UKA leapt to the defence of Farah on Saturday as chief executive Niels de Vos and Black faced the media with him but, 48 hours on from that public grilling, Warner suggested Farah’s decision to continue with Salazar, who has denied any wrongdoing, as his coach despite the cloud of controversy hanging over him was increasingly damaging.
“To say instantly you should sever your links would be a very unprofessional thing to do but, from a personal perspective, I can see why some people might advise Mo to have done that because this is going to be dogging him for some time, if not the rest of his career,” said Warner. “If I was a personal friend of Mo’s and he was just coming to me for advice, I’d have said to him, ‘Do you know what the best thing to do is? Suspend the relationship for now, compete on the European circuit this summer, go to the World Championships in Beijing, let the allegations against Alberto be washed through by the United States Anti-Doping Agency (Usada) and see where it leads’.”
It was another confusing message from UKA, with Warner also saying he respected Farah’s “great loyalty to his coach”.
Farah and UKA must now await tomorrow’s response from Salazar before making their next move. As Warner said: “You can’t make a knee-jerk reaction because Salazar is innocent until proven guilty.”
Whether Farah remains with the coach he moved to in 2011 in an effort to end Kenya and Ethiopia’s dominance of distance running and who is a figure he credits for his stunning run of success on the track as the current Olympic, world and European champion remains to be seen.
As well as Farah, UKA are also considering their relationship with Salazar, who heads the Nike Oregon Project but also acts as a consultant to Britain’s endurance programme, and could cut all ties even if Salazar is cleared of any wrongdoing.
“We might still recommend to Mo and might still decide ourselves to suspend our relationship because of the reputational damage that could be caused,” added Warner.
It is thought that seven different sources have taken allegations of wrongdoing by Salazar with regard to his group of athletes to Usada, including former staff and athletes at the Oregon Project.
But one of Salazar’s former assistant coaches at the Oregon Project leapt to the defence of his former boss.
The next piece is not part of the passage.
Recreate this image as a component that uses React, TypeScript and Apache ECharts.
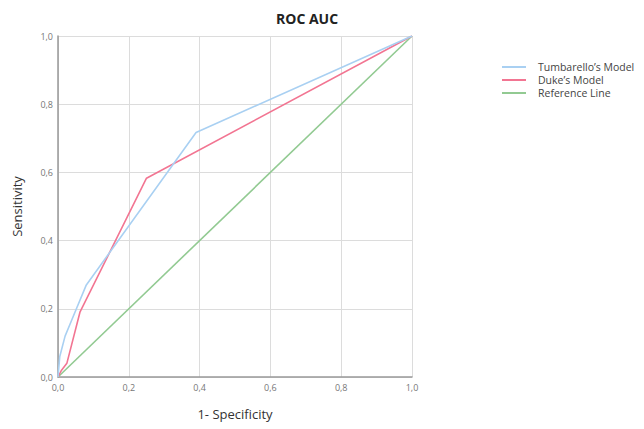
import React, { useEffect, useRef } from "react";
import * as echarts from "echarts";

const tumbFpr = [0, 0.005, 0.02, 0.04, 0.08, 0.39, 1];
const tumbTpr = [0, 0.06, 0.12, 0.17, 0.27, 0.717, 1];
const dukeFpr = [0, 0.01, 0.025, 0.062, 0.25, 1];
const dukeTpr = [0, 0.02, 0.04, 0.19, 0.583, 1];
const refFpr = [0, 1];
const refTpr = [0, 1];
const seriesNames = ["Tumbarello\u2019s Model", "Duke\u2019s Model", "Reference Line"];
const colors = ["#A9D0F2", "#F27592", "#92CA92"];

const pairs = (xs: number[], ys: number[]) => xs.map((x, i) => [x, ys[i]]);

export default function App() {
  const ref = useRef<HTMLDivElement>(null);
  useEffect(() => {
    const chart = echarts.init(ref.current!, null, { renderer: "svg" });
    const font = "'Open Sans', 'Noto Sans', sans-serif";
    const datasets = [pairs(tumbFpr, tumbTpr), pairs(dukeFpr, dukeTpr), pairs(refFpr, refTpr)];
    chart.setOption({
      animation: false,
      textStyle: { fontFamily: font },
      title: {
        text: "ROC AUC",
        left: 271,
        top: 6,
        textStyle: { fontSize: 14, fontWeight: "bold", color: "#222", fontFamily: font },
      },
      legend: {
        orient: "vertical",
        left: 497,
        top: 56,
        itemWidth: 24,
        itemHeight: 2,
        itemGap: 1,
        icon: "rect",
        data: seriesNames,
        textStyle: { fontSize: 10.5, lineHeight: 12, color: "#444", fontFamily: font, padding: [0, 0, 0, 7] },
      },
      grid: { left: 58, right: 232, top: 36, bottom: 52 },
      xAxis: {
        type: "value",
        min: 0,
        max: 1,
        interval: 0.2,
        name: "1- Specificity",
        nameLocation: "middle",
        nameGap: 30,
        nameTextStyle: { fontSize: 13, color: "#333", fontFamily: font },
        axisLine: { lineStyle: { color: "#999", width: 1.5 } },
        axisTick: { show: false },
        axisLabel: {
          fontSize: 9,
          color: "#777",
          margin: 6,
          formatter: (v: number) => v.toFixed(1).replace(".", ","),
        },
        splitLine: { show: true, lineStyle: { color: "#dcdcdc", width: 1 } },
      },
      yAxis: {
        type: "value",
        min: 0,
        max: 1,
        interval: 0.2,
        name: "Sensitivity",
        nameLocation: "middle",
        nameGap: 35,
        nameTextStyle: { fontSize: 13, color: "#333", fontFamily: font },
        axisLine: { show: true, lineStyle: { color: "#999", width: 1.5 } },
        axisTick: { show: false },
        axisLabel: {
          fontSize: 9,
          color: "#777",
          margin: 5,
          formatter: (v: number) => v.toFixed(1).replace(".", ","),
        },
        splitLine: { show: true, lineStyle: { color: "#dcdcdc", width: 1 } },
      },
      series: seriesNames.map((name, i) => ({
        name,
        type: "line",
        data: datasets[i],
        showSymbol: false,
        symbol: "none",
        lineStyle: { color: colors[i], width: 1.6 },
        itemStyle: { color: colors[i] },
        z: 3 - i,
      })),
    });
    return () => chart.dispose();
  }, []);
  return <div ref={ref} style={{ width: 644, height: 429, position: "absolute", left: 0, top: 0 }} />;
}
Bob Williams, who worked with Salazar and athlete Galen Rupp, who was accused in the Panorama programme of having taken testosterone since 2002, said: “I don’t think Galen would do anything that would besmirch his reputation and neither would Alberto. It’s just not worth the risk. Alberto doesn’t need to do it with drugs.” Rupp has denied any wrongdoing.
Asked if he had ever seen evidence of doping by Salazar, Williams said: “Absolutely not and we were privy to everything as coaches.”